Overall Fantastic Mr. Fox is just that—fantastic. It’s both an entertaining children’s movie and a satisfying tale for adults and while it might be difficult to get over the very strange visual effects at first, it’s worth it in the end as the story is something that is truly superb. Highly Recommended.
Fox releases Fantastic Mr. Fox in the greatest combination pack ever to be invented: Blu-ray, DVD, and Digital Copy. Yes, it’s kind of a waste that Fox put the digital copy on a separate disc so you end up with a three-disc set, but it’s still nice that they’re following the trend that Disney started (and a trend that Warner has gone full-bore with, doing it with all of their films and not just with children’s movies). The set boasts the usual amount of inserts inside the packed case and no exterior slipcover.
Video is an AVC encoded 1080p affair and…well, its modern stop motion, did you expect anything less than perfect? The clarity is astounding and all of the little hairs on the stop-motion dolls are so crystal clear that you feel like you could reach out and touch them. True, this clarity does bring to life some of the visual peculiarities that comes with stop-motion, but I’m willing to forgive those for a transfer like this. Colors are vibrant and pop off the screen and just about every frame of this film is flawless in nature.
Audio is a DTS-HD MA 5.1 mix and it too is quite good. There is a lot of surround work here (although really only in the most subtle of ways—rarely does it make its presence known) and a surprising amount of LFE output too—gun shots and explosions and the like all thunder about in the room. Chickens clucking, doors unlocking, the pitter-patter of critter feet…it’s a very diverse sound field on this film, but sadly it’s not quite as spread out in the sound field as they are usually on Fox releases. Still not a bad soundtrack by any means, but not quite as exciting as the on-screen action is.

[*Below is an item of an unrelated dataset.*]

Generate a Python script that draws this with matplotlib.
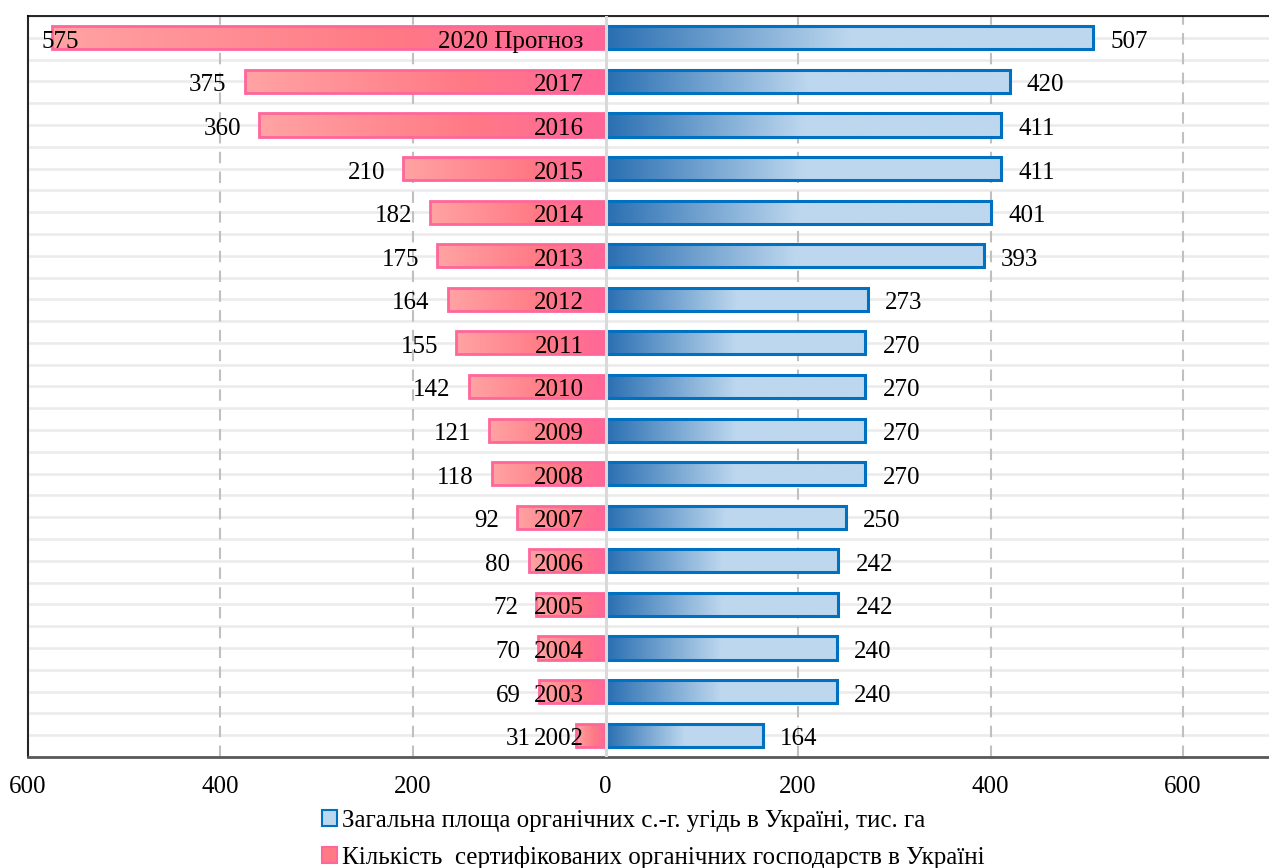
import numpy as np
import matplotlib
matplotlib.use('Agg')
import matplotlib.pyplot as plt
from matplotlib.colors import LinearSegmentedColormap
from matplotlib.patches import Patch

plt.rcParams['font.family'] = ['Liberation Serif', 'DejaVu Serif']

# дані
years = ['2020 Прогноз', '2017', '2016', '2015', '2014', '2013', '2012', '2011', '2010',
         '2009', '2008', '2007', '2006', '2005', '2004', '2003', '2002']
farms = [575, 375, 360, 210, 182, 175, 164, 155, 142, 121, 118, 92, 80, 72, 70, 69, 31]
area = [507, 420, 411, 411, 401, 393, 273, 270, 270, 270, 270, 250, 242, 242, 240, 240, 164]
tick_values = [-600, -400, -200, 0, 200, 400, 600]
tick_labels = ['600', '400', '200', '0', '200', '400', '600']
legend_labels = ['Загальна площа органічних с.-г. угідь в Україні, тис. га',
                 'Кількість  сертифікованих органічних господарств в Україні']

W, H = 1269, 868
fig = plt.figure(figsize=(W / 100, H / 100), dpi=100)
ax = fig.add_axes([28 / W, (H - 757) / H, 1 - 28 / W, (757 - 16) / H])

x_min = -600
x_max = x_min + (W - 28) / 0.9625
fs = 18
dy = -4  # зсув підписів униз, px

red_cmap = LinearSegmentedColormap.from_list('red_g', [(0, '#ffa3a3'), (0.6, '#ff7a85'), (1, '#ff6699')])
blue_cmap = LinearSegmentedColormap.from_list('blue_g', [(0, '#2a6fb2'), (0.5, '#bdd7ee'), (1, '#bdd7ee')])

pos = np.arange(len(years))
bar_h = 0.53

red_bars = ax.barh(pos, [-v for v in farms], height=bar_h, facecolor='none',
                   edgecolor='#ff6699', linewidth=2, zorder=3)
blue_bars = ax.barh(pos, area, height=bar_h, facecolor='none',
                    edgecolor='#0070c0', linewidth=2.2, zorder=3)

grad = np.linspace(0, 1, 256).reshape(1, -1)


def fill_gradient(bars, cmap):
    for b in bars:
        x0 = min(b.get_x(), b.get_x() + b.get_width())
        x1 = max(b.get_x(), b.get_x() + b.get_width())
        y0 = b.get_y()
        y1 = y0 + b.get_height()
        im = ax.imshow(grad, cmap=cmap, extent=[x0, x1, y1, y0], aspect='auto',
                       interpolation='bilinear', zorder=2)
        im.set_clip_path(b)


fill_gradient(red_bars, red_cmap)
fill_gradient(blue_bars, blue_cmap)

# підписи
for i, (y, f, a) in enumerate(zip(years, farms, area)):
    ax.annotate(y, (0, i), xytext=(-22, dy), textcoords='offset pixels',
                ha='right', va='center', fontsize=fs, zorder=5)
    ax.annotate(str(a), (a, i), xytext=(17, dy), textcoords='offset pixels',
                ha='left', va='center', fontsize=fs, zorder=5)
    if f > 560:
        ax.annotate(str(f), (x_min, i), xytext=(14, dy), textcoords='offset pixels',
                    ha='left', va='center', fontsize=fs, zorder=5)
    else:
        ax.annotate(str(f), (-max(f, 59), i), xytext=(-18, dy), textcoords='offset pixels',
                    ha='right', va='center', fontsize=fs, zorder=5)

# сітка
for k in np.arange(-0.5, len(years), 0.5):
    ax.axhline(k, color='#ebebeb', linewidth=1.8, zorder=0)
for xv in [-400, -200, 200, 400, 600]:
    ax.axvline(xv, color='#c0c0c0', linewidth=1.5, dashes=(5.5, 4), zorder=1)
ax.axvline(0, color='#d9d9d9', linewidth=2.2, zorder=4)

ax.set_xlim(x_min, x_max)
ax.set_ylim(len(years) - 0.5, -0.5)
ax.set_xticks(tick_values)
ax.set_xticklabels(tick_labels, fontsize=fs)
ax.set_yticks([])
ax.tick_params(axis='x', length=0, pad=14)

ax.spines['right'].set_visible(False)
ax.spines['top'].set_color('black')
ax.spines['top'].set_linewidth(1.2)
ax.spines['left'].set_color('#262626')
ax.spines['left'].set_linewidth(1.5)
ax.spines['bottom'].set_color('#595959')
ax.spines['bottom'].set_linewidth(2)

handles = [Patch(facecolor='#bdd7ee', edgecolor='#0070c0', linewidth=1.5),
           Patch(facecolor='#ff7a85', edgecolor='#ff6699', linewidth=1.5)]
fig.legend(handles, legend_labels, loc='upper left', bbox_to_anchor=(322 / W, 1 - 810 / H),
           frameon=False, fontsize=fs, handlelength=0.6, handleheight=0.6,
           handletextpad=0.2, labelspacing=0.55, borderaxespad=0, borderpad=0)

fig.savefig('out.png', dpi=100)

• Making Mr. Fox Fantastic
o The Look Of Fantastic Mr. Fox
o From Script To Screen
o The Puppet Makers
o Still Life (Puppet Animation)
o The Cast
o Bill And His Badger
• A Beginner’s Guide To Whack-Bat
• Fantastic Mr. Fox: The World Of Roald Dahl
Yup, that second disc is literally just the single disc DVD release of this film—guess that’s why Fox didn’t want to cram the digital copy on there. It’s curious that there are repeat extras between the two discs, but I guess Fox just didn’t want to print an entirely new DVD disc for this release. Of course the third disc is just the digital copy, so nothing overly exciting there.
The extras themselves are quite great to watch, as the making-of on the Blu-ray side is quite in-depth and covers a whole series of different elements of the film. Plus they’re all in high-definition (majority in 1080p, although the Dahl extra is in 1080i) and look about as good as the film itself does.
Overall Fantastic Mr. Fox is a great package on Blu-ray and a Recommended outing.
Fantastic Mr. Fox is now available on DVD and Blu-ray.